Solid State Disks or SSDs offer a number of benefits over traditional hard drives. They tend to be faster, and because they have no moving parts they’re more durable. Sure, you get a limited number of write cycles per disk, but that number is high enough that you’re not likely to kill your SSD in the next 5-10 years no matter what you do. Odds are you’ll want a larger or faster disk before your SSD dies.
But the biggest problem with SSDs today is that they tend to be expensive. At a time when you can pick up a 1TB hard disk for your desktop for under $100, it feels silly paying hundreds of dollars for a 64GB or 128GB SSD.
OC’z latest laptop SSD manages to break the $100 barrier. But there’s a catch. It only stores 32GB. That’s probably enough for some netbook users though, or for anyone looking for a fast drive to store their operating system and bootup programs while offloading other data to a larger hard drive.

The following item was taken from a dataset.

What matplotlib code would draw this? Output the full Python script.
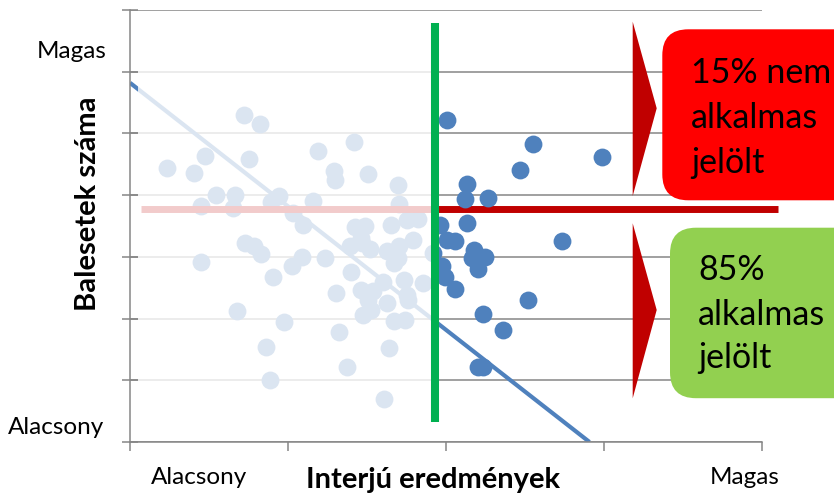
import matplotlib
matplotlib.use("Agg")
import matplotlib.pyplot as plt
from matplotlib.patches import Rectangle, FancyBboxPatch, Polygon

plt.rcParams['font.family'] = ['Lato', 'DejaVu Sans']

# ---- data (x: interview score 0-100, y: accident count 0-70) ----
light_x = [18.0, 20.5, 11.9, 18.8, 5.8, 10.2, 13.6, 16.6, 11.2, 16.3, 23.6, 22.3, 25.8, 27.4,
           29.7, 35.5, 32.2, 32.5, 37.6, 42.4, 29.0, 42.5, 35.6, 37.2, 41.3, 43.8, 45.6, 36.6,
           34.8, 36.7, 37.9, 40.7, 42.5, 44.8, 47.9, 18.2, 19.6, 20.7, 11.2, 27.2, 25.6, 30.9,
           22.6, 35.0, 41.8, 42.4, 32.6, 36.6, 38.4, 37.7, 40.6, 43.4, 43.8, 44.0, 46.4, 40.0,
           36.8, 38.1, 41.7, 43.5, 17.0, 24.4, 33.0, 21.5, 41.0, 34.4, 22.2, 40.2]
light_y = [53.0, 51.6, 46.4, 45.8, 44.4, 43.6, 40.0, 40.1, 38.3, 37.9, 39.9, 38.9, 37.1, 35.2,
           47.2, 48.6, 43.9, 42.4, 43.5, 41.7, 39.0, 38.6, 34.8, 35.0, 35.1, 36.0, 36.2, 33.0,
           31.8, 32.2, 31.2, 30.9, 31.7, 32.7, 30.7, 32.3, 31.7, 30.5, 29.2, 30.0, 28.5, 29.8,
           26.8, 27.6, 29.0, 29.8, 24.1, 24.6, 24.5, 23.0, 22.5, 26.3, 23.8, 23.0, 25.8, 25.9,
           20.6, 21.4, 19.6, 19.8, 21.2, 19.4, 17.8, 15.4, 15.3, 12.2, 10.0, 7.0]
dark_x = [50.2, 63.8, 74.7, 61.7, 53.3, 53.0, 56.6, 53.3, 49.1, 50.1, 51.4, 68.3, 54.5, 54.1,
          56.1, 55.1, 49.4, 49.8, 51.5, 62.9, 55.9, 59.0, 55.0, 55.9]
dark_y = [52.2, 48.3, 46.2, 44.1, 41.8, 39.4, 39.5, 35.5, 35.1, 32.7, 32.5, 32.6, 31.1, 29.8,
          30.0, 28.0, 28.5, 26.7, 24.8, 23.0, 20.8, 18.2, 12.2, 12.2]

trend_x = [0.0, 72.7]
trend_y = [58.2, 0.0]
threshold_x = 48.3          # interview cut-off (green line)
threshold_y = 37.8          # accident cut-off (red line)

x_ticks = [0, 25, 50, 75, 100]
y_ticks = [0, 10, 20, 30, 40, 50, 60, 70]

box_top_lines = ["15% nem", "alkalmas", "jelölt"]
box_bottom_lines = ["85%", "alkalmas", "jelölt"]

# ---- figure ----
W, H = 834, 495
fig = plt.figure(figsize=(W / 100, H / 100), dpi=100)
ax = fig.add_axes([130 / W, 53 / H, 632 / W, 432 / H])
ax.set_xlim(0, 100)
ax.set_ylim(0, 70)

grey = '#868686'
ax.set_xticks(x_ticks)
ax.set_yticks(y_ticks)
ax.set_xticklabels([])
ax.set_yticklabels([])
ax.tick_params(axis='x', direction='out', length=6.5, width=1.1, color=grey)
ax.tick_params(axis='y', direction='inout', length=12, width=1.1, color=grey)
ax.yaxis.grid(True, color=grey, linewidth=1.1)
ax.set_axisbelow(True)
for s in ['top', 'right']:
    ax.spines[s].set_visible(False)
for s in ['left', 'bottom']:
    ax.spines[s].set_color(grey)
    ax.spines[s].set_linewidth(1.1)

blue = '#4f81bd'
ax.plot(trend_x, trend_y, color=blue, linewidth=3, zorder=2, solid_capstyle='butt')
ax.scatter(light_x, light_y, s=165, color=blue, linewidths=0, zorder=2.5)
ax.plot([1.74, 102.5], [threshold_y, threshold_y], color='#c00000', linewidth=5,
        zorder=2.6, solid_capstyle='butt', clip_on=False)
# white veil over the left (rejected) region
ax.add_patch(Rectangle((1.27, 1.0), threshold_x - 1.27, 68.0, facecolor='white',
                       edgecolor='none', alpha=0.8, zorder=3))
ax.scatter(dark_x, dark_y, s=165, color=blue, linewidths=0, zorder=4)
ax.plot([threshold_x, threshold_x], [3.2, 67.9], color='#00b050', linewidth=5.8,
        zorder=5, solid_capstyle='butt')

# ---- overlay in pixel coordinates for annotations ----
ov = fig.add_axes([0, 0, 1, 1], zorder=10)
ov.set_xlim(0, W)
ov.set_ylim(H, 0)
ov.axis('off')
ov.patch.set_alpha(0)

ov.add_patch(Polygon([(632.7, 21.7), (656.7, 108.3), (632.7, 196)], closed=True,
                     facecolor='#c00000', edgecolor='none'))
ov.add_patch(Polygon([(632.7, 223.3), (656.7, 310), (632.7, 398.3)], closed=True,
                     facecolor='#c00000', edgecolor='none'))
ov.add_patch(FancyBboxPatch((662.3, 29.3), 220, 171, boxstyle='round,pad=0,rounding_size=26',
                            facecolor='#ff0000', edgecolor='none', clip_on=False))
ov.add_patch(FancyBboxPatch((670, 227.7), 220, 170.5, boxstyle='round,pad=0,rounding_size=26',
                            facecolor='#92d050', edgecolor='none', clip_on=False))

for txt, yb in zip(box_top_lines, [82.7, 128.3, 173.3]):
    ov.text(691, yb, txt, fontsize=24.5, va='baseline', ha='left')
for txt, yb in zip(box_bottom_lines, [280, 325, 368]):
    ov.text(698, yb, txt, fontsize=24.5, va='baseline', ha='left')

ov.text(106.7, 52, 'Magas', fontsize=17.5, ha='right', va='center')
ov.text(104, 428, 'Alacsony', fontsize=17.5, ha='right', va='center')
ov.text(199, 478, 'Alacsony', fontsize=17.5, ha='center', va='center')
ov.text(745, 478, 'Magas', fontsize=17.5, ha='center', va='center')
ov.text(433, 480, 'Interjú eredmények', fontsize=21, fontweight='bold', ha='center', va='center')
ov.text(88, 204, 'Balesetek száma', fontsize=21, fontweight='bold', ha='center', va='center',
        rotation=90)

fig.savefig('out.png', dpi=100)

The OCZ Onyx Series SSD is a 2.5 inch disk that can fit comfortably in most laptops or desktops. It can handle read speeds up to 125MB/s and write speeds up to 70MB/s.
This isn’t the only sub-$100 SSD on the market. Kingston also introduced a 30GB SSD that sells for about $80 earlier this year.
via Hot Hardware and Gizmodo
Not bad considering how such a drive would have cost just last year but I think most people are either waiting for the prices to get even better or for systems that will support the mSATA format to come out. So they can get a small SSD boot drive and still use a hard drive for storage in the same system.
Unfortunately, though a few companies are already set to produce mSATA drives, no company has put a mSATA slot in any new model system yet.
Netbooks are portable devices. SSDs have much better shock resistance than HDDs. That is a key reason to use them. Move it around when operating, bump it, turn it upside down with no worries.
There is nothing silly about spending $100 for an SSD with more storage than you are likely to need on a netbook. My Eee 701 has been working happily with a 4GB SSD for several years now. I just installed a 30GB OCZ SSD in my Eee 1005HAB. The massive pre-beta Jolicloud installation takes slightly over 2 GB of that.